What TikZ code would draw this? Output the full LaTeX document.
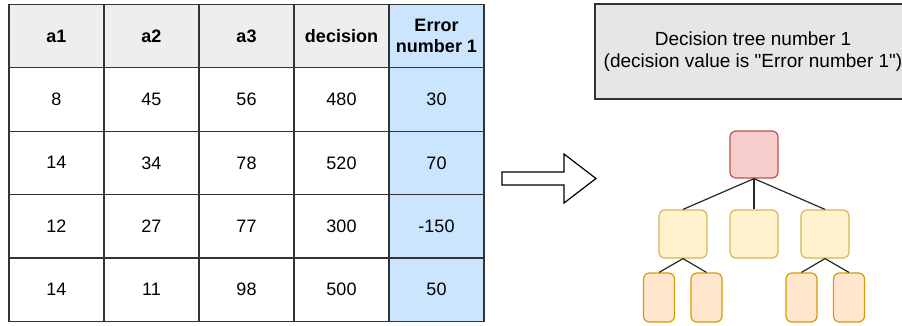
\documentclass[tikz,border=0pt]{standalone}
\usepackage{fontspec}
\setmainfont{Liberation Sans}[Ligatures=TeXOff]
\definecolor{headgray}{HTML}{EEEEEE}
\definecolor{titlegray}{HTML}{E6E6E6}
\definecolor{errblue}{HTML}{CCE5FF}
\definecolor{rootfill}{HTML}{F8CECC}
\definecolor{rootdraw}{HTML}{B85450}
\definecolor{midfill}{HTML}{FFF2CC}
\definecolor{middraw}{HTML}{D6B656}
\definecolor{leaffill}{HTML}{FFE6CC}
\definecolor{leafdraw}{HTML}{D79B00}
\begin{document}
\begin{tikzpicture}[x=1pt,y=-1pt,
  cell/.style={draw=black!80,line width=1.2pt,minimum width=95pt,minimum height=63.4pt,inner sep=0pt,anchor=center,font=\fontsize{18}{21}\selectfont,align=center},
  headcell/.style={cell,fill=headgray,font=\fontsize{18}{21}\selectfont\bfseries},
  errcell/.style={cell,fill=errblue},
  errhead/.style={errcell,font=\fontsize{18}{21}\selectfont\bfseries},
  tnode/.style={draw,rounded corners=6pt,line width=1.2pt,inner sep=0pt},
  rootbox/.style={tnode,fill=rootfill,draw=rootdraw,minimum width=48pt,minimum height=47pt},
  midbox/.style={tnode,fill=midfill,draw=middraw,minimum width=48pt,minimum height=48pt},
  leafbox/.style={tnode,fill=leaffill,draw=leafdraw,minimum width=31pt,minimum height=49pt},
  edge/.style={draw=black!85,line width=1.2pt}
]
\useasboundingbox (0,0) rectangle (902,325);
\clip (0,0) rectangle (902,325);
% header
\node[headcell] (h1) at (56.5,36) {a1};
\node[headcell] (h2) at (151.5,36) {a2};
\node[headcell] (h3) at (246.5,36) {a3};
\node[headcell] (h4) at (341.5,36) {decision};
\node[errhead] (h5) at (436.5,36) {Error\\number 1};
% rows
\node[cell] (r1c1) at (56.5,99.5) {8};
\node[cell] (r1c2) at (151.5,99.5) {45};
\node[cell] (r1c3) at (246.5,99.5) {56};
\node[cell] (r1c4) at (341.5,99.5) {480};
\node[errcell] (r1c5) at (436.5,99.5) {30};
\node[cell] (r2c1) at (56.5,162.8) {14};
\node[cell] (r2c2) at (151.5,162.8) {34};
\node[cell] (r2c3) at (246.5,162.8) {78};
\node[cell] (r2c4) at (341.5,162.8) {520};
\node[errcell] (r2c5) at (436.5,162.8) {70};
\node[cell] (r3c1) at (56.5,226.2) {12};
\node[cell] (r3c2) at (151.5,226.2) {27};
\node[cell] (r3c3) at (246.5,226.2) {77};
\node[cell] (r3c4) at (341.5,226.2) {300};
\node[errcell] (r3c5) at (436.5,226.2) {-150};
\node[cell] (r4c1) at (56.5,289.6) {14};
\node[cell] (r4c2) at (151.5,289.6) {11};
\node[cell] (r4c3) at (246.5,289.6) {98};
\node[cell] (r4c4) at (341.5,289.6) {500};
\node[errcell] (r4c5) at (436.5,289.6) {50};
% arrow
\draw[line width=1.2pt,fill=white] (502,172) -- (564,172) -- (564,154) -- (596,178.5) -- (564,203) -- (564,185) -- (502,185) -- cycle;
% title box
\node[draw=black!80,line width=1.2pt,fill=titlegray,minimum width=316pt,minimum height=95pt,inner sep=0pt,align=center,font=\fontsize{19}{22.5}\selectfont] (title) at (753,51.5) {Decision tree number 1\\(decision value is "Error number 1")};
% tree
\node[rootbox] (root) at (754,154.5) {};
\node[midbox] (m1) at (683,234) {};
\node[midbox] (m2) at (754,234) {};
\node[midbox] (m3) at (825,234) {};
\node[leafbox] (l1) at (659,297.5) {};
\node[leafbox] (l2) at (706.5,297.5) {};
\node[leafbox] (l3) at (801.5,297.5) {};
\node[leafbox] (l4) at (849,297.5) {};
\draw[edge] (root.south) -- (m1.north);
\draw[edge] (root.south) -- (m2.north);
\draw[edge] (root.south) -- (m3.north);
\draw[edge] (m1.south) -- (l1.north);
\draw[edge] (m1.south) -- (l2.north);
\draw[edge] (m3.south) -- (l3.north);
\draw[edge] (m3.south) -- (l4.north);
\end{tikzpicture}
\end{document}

Set problem: In this exercise, set down all of the data exactly, without the pictures.

Correct answer:
What TikZ code would draw this? Output the full LaTeX document.
\documentclass[tikz,border=0pt]{standalone}
\usepackage{fontspec}
\setmainfont{Liberation Sans}[Ligatures=TeXOff]
\definecolor{headgray}{HTML}{EEEEEE}
\definecolor{titlegray}{HTML}{E6E6E6}
\definecolor{errblue}{HTML}{CCE5FF}
\definecolor{rootfill}{HTML}{F8CECC}
\definecolor{rootdraw}{HTML}{B85450}
\definecolor{midfill}{HTML}{FFF2CC}
\definecolor{middraw}{HTML}{D6B656}
\definecolor{leaffill}{HTML}{FFE6CC}
\definecolor{leafdraw}{HTML}{D79B00}
\begin{document}
\begin{tikzpicture}[x=1pt,y=-1pt,
  cell/.style={draw=black!80,line width=1.2pt,minimum width=95pt,minimum height=63.4pt,inner sep=0pt,anchor=center,font=\fontsize{18}{21}\selectfont,align=center},
  headcell/.style={cell,fill=headgray,font=\fontsize{18}{21}\selectfont\bfseries},
  errcell/.style={cell,fill=errblue},
  errhead/.style={errcell,font=\fontsize{18}{21}\selectfont\bfseries},
  tnode/.style={draw,rounded corners=6pt,line width=1.2pt,inner sep=0pt},
  rootbox/.style={tnode,fill=rootfill,draw=rootdraw,minimum width=48pt,minimum height=47pt},
  midbox/.style={tnode,fill=midfill,draw=middraw,minimum width=48pt,minimum height=48pt},
  leafbox/.style={tnode,fill=leaffill,draw=leafdraw,minimum width=31pt,minimum height=49pt},
  edge/.style={draw=black!85,line width=1.2pt}
]
\useasboundingbox (0,0) rectangle (902,325);
\clip (0,0) rectangle (902,325);
% header
\node[headcell] (h1) at (56.5,36) {a1};
\node[headcell] (h2) at (151.5,36) {a2};
\node[headcell] (h3) at (246.5,36) {a3};
\node[headcell] (h4) at (341.5,36) {decision};
\node[errhead] (h5) at (436.5,36) {Error\\number 1};
% rows
\node[cell] (r1c1) at (56.5,99.5) {8};
\node[cell] (r1c2) at (151.5,99.5) {45};
\node[cell] (r1c3) at (246.5,99.5) {56};
\node[cell] (r1c4) at (341.5,99.5) {480};
\node[errcell] (r1c5) at (436.5,99.5) {30};
\node[cell] (r2c1) at (56.5,162.8) {14};
\node[cell] (r2c2) at (151.5,162.8) {34};
\node[cell] (r2c3) at (246.5,162.8) {78};
\node[cell] (r2c4) at (341.5,162.8) {520};
\node[errcell] (r2c5) at (436.5,162.8) {70};
\node[cell] (r3c1) at (56.5,226.2) {12};
\node[cell] (r3c2) at (151.5,226.2) {27};
\node[cell] (r3c3) at (246.5,226.2) {77};
\node[cell] (r3c4) at (341.5,226.2) {300};
\node[errcell] (r3c5) at (436.5,226.2) {-150};
\node[cell] (r4c1) at (56.5,289.6) {14};
\node[cell] (r4c2) at (151.5,289.6) {11};
\node[cell] (r4c3) at (246.5,289.6) {98};
\node[cell] (r4c4) at (341.5,289.6) {500};
\node[errcell] (r4c5) at (436.5,289.6) {50};
% arrow
\draw[line width=1.2pt,fill=white] (502,172) -- (564,172) -- (564,154) -- (596,178.5) -- (564,203) -- (564,185) -- (502,185) -- cycle;
% title box
\node[draw=black!80,line width=1.2pt,fill=titlegray,minimum width=316pt,minimum height=95pt,inner sep=0pt,align=center,font=\fontsize{19}{22.5}\selectfont] (title) at (753,51.5) {Decision tree number 1\\(decision value is "Error number 1")};
% tree
\node[rootbox] (root) at (754,154.5) {};
\node[midbox] (m1) at (683,234) {};
\node[midbox] (m2) at (754,234) {};
\node[midbox] (m3) at (825,234) {};
\node[leafbox] (l1) at (659,297.5) {};
\node[leafbox] (l2) at (706.5,297.5) {};
\node[leafbox] (l3) at (801.5,297.5) {};
\node[leafbox] (l4) at (849,297.5) {};
\draw[edge] (root.south) -- (m1.north);
\draw[edge] (root.south) -- (m2.north);
\draw[edge] (root.south) -- (m3.north);
\draw[edge] (m1.south) -- (l1.north);
\draw[edge] (m1.south) -- (l2.north);
\draw[edge] (m3.south) -- (l3.north);
\draw[edge] (m3.south) -- (l4.north);
\end{tikzpicture}
\end{document}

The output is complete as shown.